Update: compilation and parallel evaluation optimizations
@LLlAMnYP and @halirutan showed that canonization procedure can be significantly optimized using Mathematica's compilation and parallelization capabilities. They provided the following highly-optimized code, which calculates all canonical forms in parallel and gives further speedup:
canonicalFormC = Compile[{{list, _Integer, 1}},
Module[{l =
NestList[RotateLeft, list, Length[list] - 1]~Join~
NestList[RotateLeft, Reverse[list], Length[list] - 1]},
Compile`GetElement[l, First[Ordering[l]]]
],
RuntimeAttributes -> {Listable},
Parallelization -> True,
CompilationTarget -> "C",
RuntimeOptions -> "Speed"
];
myDeleteDuplicateNecklacesC[list_] := DeleteDuplicates[canonicalFormC[list]]

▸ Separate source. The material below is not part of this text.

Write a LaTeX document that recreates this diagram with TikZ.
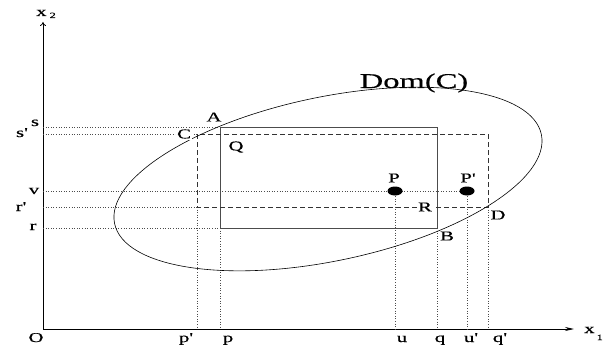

Benchmark of the compiled procedure:
First@RepeatedTiming[myDeleteDuplicateNecklacesC[largeList];]
0.00576
Thus, compilation and parallelization optimizations give additional 10x speedup.
Preface
If one could create a function f that calculates a canonical form of a necklace that turns all equivalent necklaces {t1, t2, ...} into one unique form t the solution is simple: Take your input list, create the canonical form of each item and delete all duplicates. If the function f is fast, then this approach should be the way to go.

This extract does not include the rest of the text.